DATASET CONTENT —
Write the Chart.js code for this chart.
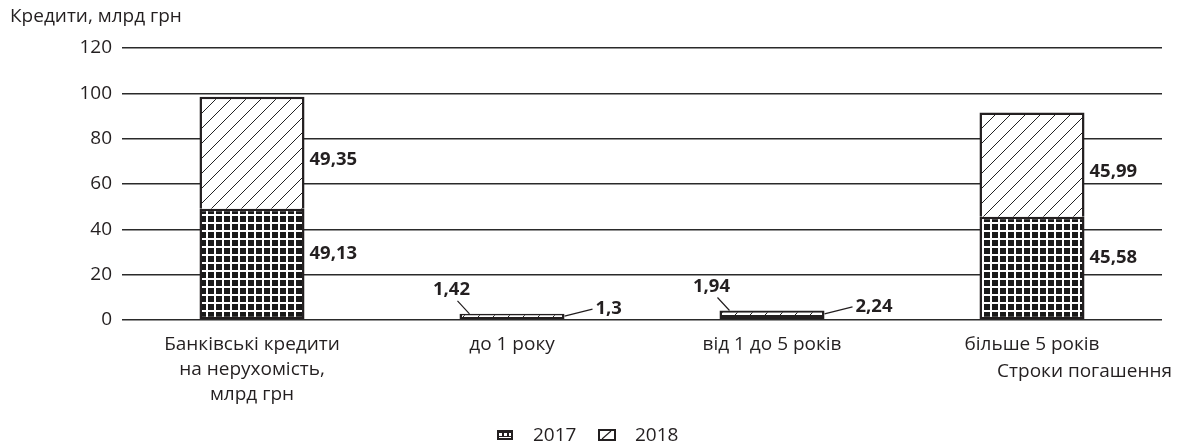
<!DOCTYPE html>
<html>
<head>
<meta charset="utf-8">
<script src="https://cdn.jsdelivr.net/npm/chart.js@4"></script>
<style>
  html, body { margin: 0; padding: 0; background: #fff; }
  #wrap { width: 1180px; height: 447px; }
</style>
</head>
<body>
<div id="wrap"><canvas id="chart" width="1180" height="447"></canvas></div>
<script>
// Data
const categories = [
  ['Банківські кредити', 'на нерухомість,', 'млрд грн'],
  'до 1 року',
  'від 1 до 5 років',
  'більше 5 років'
];
const values2017 = [49.13, 1.3, 2.24, 45.58];
const values2018 = [49.35, 1.42, 1.94, 45.99];
const labels2017 = ['49,13', '1,3', '2,24', '45,58'];
const labels2018 = ['49,35', '1,42', '1,94', '45,99'];
const seriesNames = ['2017', '2018'];
const yTicks = [0, 20, 40, 60, 80, 100, 120];

const FONT = '"Open Sans", "Noto Sans", sans-serif';
const INK = '#231f20';

// patterns
const makeGridPattern = () => {
  const c = document.createElement('canvas');
  c.width = 8; c.height = 8;
  const g = c.getContext('2d');
  g.fillStyle = '#fff';
  g.fillRect(0, 0, 8, 8);
  g.fillStyle = '#1a1a1a';
  g.fillRect(0, 0, 6, 6);
  return g.createPattern(c, 'repeat');
};

const makeHatchPattern = () => {
  const s = 15;
  const c = document.createElement('canvas');
  c.width = s; c.height = s;
  const g = c.getContext('2d');
  g.fillStyle = '#fff';
  g.fillRect(0, 0, s, s);
  g.strokeStyle = '#222';
  g.lineWidth = 1;
  g.beginPath();
  g.moveTo(-2, s + 2); g.lineTo(s + 2, -2);
  g.moveTo(-2, 2); g.lineTo(2, -2);
  g.moveTo(s - 2, s + 2); g.lineTo(s + 2, s - 2);
  g.stroke();
  return g.createPattern(c, 'repeat');
};

const gridPattern = makeGridPattern();
const hatchPattern = makeHatchPattern();

// value labels, axis titles and legend
const extrasPlugin = {
  id: 'extras',
  afterDatasetsDraw(chart) {
    const ctx = chart.ctx;
    const m17 = chart.getDatasetMeta(0).data;
    const m18 = chart.getDatasetMeta(1).data;
    ctx.save();
    ctx.fillStyle = INK;
    ctx.strokeStyle = INK;
    ctx.lineWidth = 1.2;
    ctx.font = 'bold 18.5px ' + FONT;
    ctx.textBaseline = 'middle';
    categories.forEach((cat, i) => {
      const a = m17[i], b = m18[i];
      const right = a.x + a.width / 2;
      const left = a.x - a.width / 2;
      const total = values2017[i] + values2018[i];
      if (total > 10) {
        ctx.textAlign = 'left';
        ctx.fillText(labels2017[i], right + 5, (a.y + a.base) / 2 - 10);
        ctx.fillText(labels2018[i], right + 5, (b.y + b.base) / 2 + 7);
      } else {
        // leader lines for the small bars
        ctx.beginPath();
        ctx.moveTo(left - 2, b.y - 13);
        ctx.lineTo(left + 10, b.y);
        ctx.moveTo(right, a.y - 1);
        ctx.lineTo(right + 28, a.y - 8);
        ctx.stroke();
        ctx.textAlign = 'center';
        ctx.fillText(labels2018[i], left - 8, b.y - 24);
        ctx.textAlign = 'left';
        ctx.fillText(labels2017[i], right + 31, a.y - 8);
      }
    });
    ctx.restore();
  },
  afterDraw(chart) {
    const ctx = chart.ctx;
    const area = chart.chartArea;
    ctx.save();
    ctx.fillStyle = INK;
    ctx.font = '19px ' + FONT;
    ctx.textBaseline = 'middle';
    ctx.textAlign = 'left';
    ctx.fillText('Кредити, млрд грн', 10, 17);
    ctx.textAlign = 'right';
    ctx.fillText('Строки погашення', area.right + 10, 372);

    // legend
    const ly = 435;
    // 2017 swatch: dark box with white gaps
    let x = 497;
    ctx.fillStyle = INK;
    ctx.fillRect(x, ly - 5, 16, 10);
    ctx.fillStyle = '#fff';
    ctx.fillRect(x + 2, ly - 2, 3, 3);
    ctx.fillRect(x + 7, ly - 2, 3, 3);
    ctx.fillRect(x + 12, ly - 2, 2, 3);
    ctx.fillRect(x + 2, ly + 2, 12, 1);
    ctx.fillStyle = INK;
    ctx.textAlign = 'left';
    ctx.fillText(seriesNames[0], x + 36, ly + 1);

    // 2018 swatch: open box with one diagonal
    x = 599;
    ctx.fillStyle = '#fff';
    ctx.fillRect(x, ly - 5, 16, 10);
    ctx.strokeStyle = INK;
    ctx.lineWidth = 2;
    ctx.strokeRect(x, ly - 5, 16, 10);
    ctx.lineWidth = 1.2;
    ctx.beginPath();
    ctx.moveTo(x + 3, ly + 4);
    ctx.lineTo(x + 12, ly - 4);
    ctx.stroke();
    ctx.fillStyle = INK;
    ctx.fillText(seriesNames[1], x + 36, ly + 1);
    ctx.restore();
  }
};

new Chart(document.getElementById('chart').getContext('2d'), {
  type: 'bar',
  data: {
    labels: categories,
    datasets: [
      {
        label: seriesNames[0],
        data: values2017,
        backgroundColor: gridPattern,
        borderColor: INK,
        borderWidth: 2.5,
        borderSkipped: false
      },
      {
        label: seriesNames[1],
        data: values2018,
        backgroundColor: hatchPattern,
        borderColor: INK,
        borderWidth: 2.5,
        borderSkipped: 'bottom'
      }
    ]
  },
  options: {
    responsive: false,
    animation: false,
    layout: {
      padding: { left: 0, right: 18, top: 48, bottom: 0 }
    },
    datasets: {
      bar: { categoryPercentage: 0.8, barPercentage: 0.505 }
    },
    plugins: {
      legend: { display: false },
      tooltip: { enabled: false },
      title: { display: false }
    },
    scales: {
      x: {
        stacked: true,
        grid: { display: false, drawTicks: false },
        border: { display: false },
        ticks: {
          color: INK,
          font: { family: FONT, size: 19, lineHeight: 1.32 },
          padding: 12,
          maxRotation: 0,
          autoSkip: false
        },
        afterFit(scale) { scale.height = 127; }
      },
      y: {
        stacked: true,
        min: 0,
        max: 120,
        afterBuildTicks(scale) { scale.ticks = yTicks.map(v => ({ value: v })); },
        grid: { color: '#2a2a2a', lineWidth: 1.6, drawTicks: false },
        border: { display: false },
        ticks: {
          color: INK,
          font: { family: FONT, size: 19 },
          padding: 10
        },
        afterFit(scale) { scale.width = 122; }
      }
    }
  },
  plugins: [extrasPlugin]
});
</script>
</body>
</html>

EXERCISE AIM — Which lines above hold the word "chart"? Copy each of them.

ANSWER TO THIS EXERCISE —
Write the Chart.js code for this chart.
<script src="https://cdn.jsdelivr.net/npm/chart.js@4"></script>
<div id="wrap"><canvas id="chart" width="1180" height="447"></canvas></div>
  afterDatasetsDraw(chart) {
    const ctx = chart.ctx;
    const m17 = chart.getDatasetMeta(0).data;
    const m18 = chart.getDatasetMeta(1).data;
  afterDraw(chart) {
    const ctx = chart.ctx;
    const area = chart.chartArea;
new Chart(document.getElementById('chart').getContext('2d'), {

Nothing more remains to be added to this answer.